There is one more notion I want to discuss, and that is a conception of writing as, once again, not the mere transmission of words from author to reader, but as a locus they share that enables (or “turns on”) the strange telepathy of language: as a poem by John Ashbery I dearly love states, “It is not a conduit (confluence?), but a place.”  And in this, the always already site-specific art of writing seems to me to have such affinity with what I call “the place” of a MFA—a stratagem I resort to partly because I find the word “program” a tad limiting, not suggestive enough of the individuation that is the truest and best output of the teaching of creative writing, and partly because it seems to me that the energy so often initiated (here at UMass, for example), evinced in so many books and journals and laureateships and leadership activities throughout the years by those who have been made Masters of the Fine Art, happened not because we were afforded the chance to retreat from the world, but rather because we were encouraged to participate in it. Gertrude Stein wrote: “Composition is not there, it is going to be there and we are here.” In my view, to write is not to try to solve this koan, but rather to inhabit it.

It’s with this altered sense of place and the place of writing in mind that I look out these windows today and see a shockingly beautiful American vista, the sprawl of the UMass campus as the realization of that striking nineteenth-century idea of the land-grant institution. One can only be grateful to the planners of such that as they overtook the marshes and hollows and fields of Massachusetts to foster the study of things like agriculture and engineering, things that would be so needed in our increasingly complex world, they realized that more food and new machines could not best serve us unless we also continued to refine our gnosis of languages and literatures and histories and arts—that for our coming society and community we need a symbolic architecture that will adhere to the values of the social and the commons.
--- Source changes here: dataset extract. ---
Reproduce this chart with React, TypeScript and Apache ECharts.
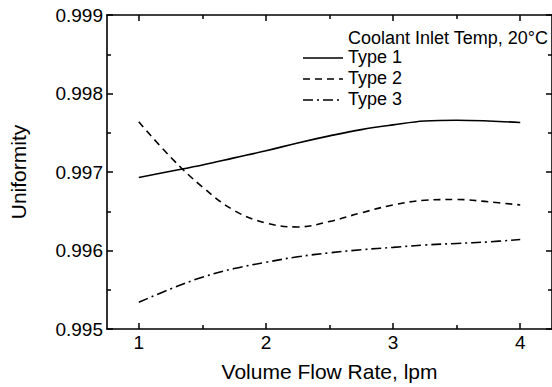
import React, { useEffect, useRef } from "react";
import * as echarts from "echarts";

const flowRates = [1, 1.25, 1.5, 1.75, 2, 2.25, 2.5, 2.75, 3, 3.25, 3.5, 3.75, 4];
const type1 = [0.99693, 0.99701, 0.99709, 0.99718, 0.99727, 0.99737, 0.99746, 0.99754, 0.9976, 0.99765, 0.99766, 0.99765, 0.99763];
const type2 = [0.99764, 0.99719, 0.99681, 0.99651, 0.99635, 0.9963, 0.99637, 0.99648, 0.99658, 0.99664, 0.99665, 0.99662, 0.99658];
const type3 = [0.99534, 0.99551, 0.99566, 0.99577, 0.99585, 0.99592, 0.99597, 0.99601, 0.99604, 0.99607, 0.99609, 0.99611, 0.99614];
const seriesNames = ["Type 1", "Type 2", "Type 3"];
const legendTitle = "Coolant Inlet Temp, 20°C";
const xMajorTicks = [1, 2, 3, 4];
const xMinorTicks = [1.5, 2.5, 3.5];
const xAxisName = "Volume Flow Rate, lpm";
const yAxisName = "Uniformity";

const FONT = "'Liberation Sans', Arial, sans-serif";
const dashes: any[] = ["solid", [7, 5], [10, 4, 2, 4]];

export default function App() {
  const ref = useRef<HTMLDivElement>(null);
  useEffect(() => {
    document.body.style.margin = "0";
    const chart = echarts.init(ref.current!, null, { renderer: "svg" });
    const allSeries = [type1, type2, type3];
    const axisLine = { show: true, lineStyle: { color: "#000", width: 1.6 } };
    const xBase = { type: "value", min: 0.75, max: 4.25, gridIndex: 0, splitLine: { show: false } };
    const legendX0 = 303;
    const legendX1 = 343;
    const legendYs = [58, 79, 100];
    const graphics: any[] = [
      {
        type: "text",
        left: 348,
        top: 29,
        style: { text: legendTitle, font: `18px ${FONT}`, fill: "#000" },
      },
    ];
    seriesNames.forEach((n, i) => {
      graphics.push({
        type: "line",
        shape: { x1: legendX0, y1: legendYs[i], x2: legendX1, y2: legendYs[i] },
        style: { stroke: "#000", lineWidth: 1.6, lineDash: dashes[i] === "solid" ? null : dashes[i] },
      });
      graphics.push({
        type: "text",
        left: 348,
        top: legendYs[i] - 10,
        style: { text: n, font: `18px ${FONT}`, fill: "#000" },
      });
    });
    chart.setOption({
      animation: false,
      backgroundColor: "#fff",
      grid: { left: 95, top: 15, width: 459, height: 322, containLabel: false },
      xAxis: [
        {
          ...xBase,
          position: "bottom",
          name: xAxisName,
          nameLocation: "middle",
          nameGap: 32,
          nameTextStyle: { fontFamily: FONT, fontSize: 21, color: "#000" },
          axisLine,
          axisTick: { show: true, inside: true, length: 6, customValues: xMajorTicks, lineStyle: { color: "#000", width: 1.5 } },
          axisLabel: { show: true, customValues: xMajorTicks, margin: 4, fontFamily: FONT, fontSize: 19, color: "#000" },
        },
        {
          ...xBase,
          position: "bottom",
          axisLine: { show: false },
          axisTick: { show: true, inside: true, length: 4, customValues: xMinorTicks, lineStyle: { color: "#000", width: 1.5 } },
          axisLabel: { show: false },
        },
        {
          ...xBase,
          position: "top",
          axisLine,
          axisTick: { show: true, inside: true, length: 6, customValues: xMajorTicks, lineStyle: { color: "#000", width: 1.5 } },
          axisLabel: { show: false },
        },
        {
          ...xBase,
          position: "top",
          axisLine: { show: false },
          axisTick: { show: true, inside: true, length: 4, customValues: xMinorTicks, lineStyle: { color: "#000", width: 1.5 } },
          axisLabel: { show: false },
        },
      ],
      yAxis: [
        {
          type: "value",
          position: "left",
          min: 0.995,
          max: 0.999,
          interval: 0.001,
          name: yAxisName,
          nameLocation: "middle",
          nameGap: 78,
          nameTextStyle: { fontFamily: FONT, fontSize: 21, color: "#000" },
          axisLine,
          splitLine: { show: false },
          axisTick: { show: true, inside: true, length: 6, lineStyle: { color: "#000", width: 1.5 } },
          minorTick: { show: true, splitNumber: 2, length: 4, lineStyle: { color: "#000", width: 1.5 } },
          axisLabel: {
            margin: 4,
            fontFamily: FONT,
            fontSize: 19,
            color: "#000",
            formatter: (v: number) => v.toFixed(3),
          },
        },
        {
          type: "value",
          position: "right",
          min: 0.995,
          max: 0.999,
          interval: 0.001,
          axisLine,
          splitLine: { show: false },
          axisTick: { show: true, inside: true, length: 6, lineStyle: { color: "#000", width: 1.5 } },
          minorTick: { show: true, splitNumber: 2, length: 4, lineStyle: { color: "#000", width: 1.5 } },
          axisLabel: { show: false },
        },
      ],
      series: allSeries.map((vals, i) => ({
        type: "line",
        name: seriesNames[i],
        xAxisIndex: 0,
        yAxisIndex: 0,
        smooth: 0.4,
        showSymbol: false,
        symbol: "none",
        lineStyle: { color: "#000", width: 1.6, type: dashes[i] },
        data: flowRates.map((x, j) => [x, vals[j]]),
      })),
      graphic: graphics,
    });
    return () => chart.dispose();
  }, []);
  return <div ref={ref} style={{ width: 552, height: 387 }} />;
}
We honor this legacy by continuing to build whatever we can build in the service of human evolution, brick by brick, word by word.

So reading, pleasure, and place: to me, this is what it is to write, and to learn how to write, two things I continue to do daily. I realize I have not said anything you don’t already know, you who already live the credo I have tried to describe and whose company I am proud to share. But I see now that I did not put these thoughts to paper for you, but rather for those who hunger to join our fellowship: to write, and to learn how to write. I hope you will join me in saying to those people that they are welcome; after all, ours isn’t a private party but a public art.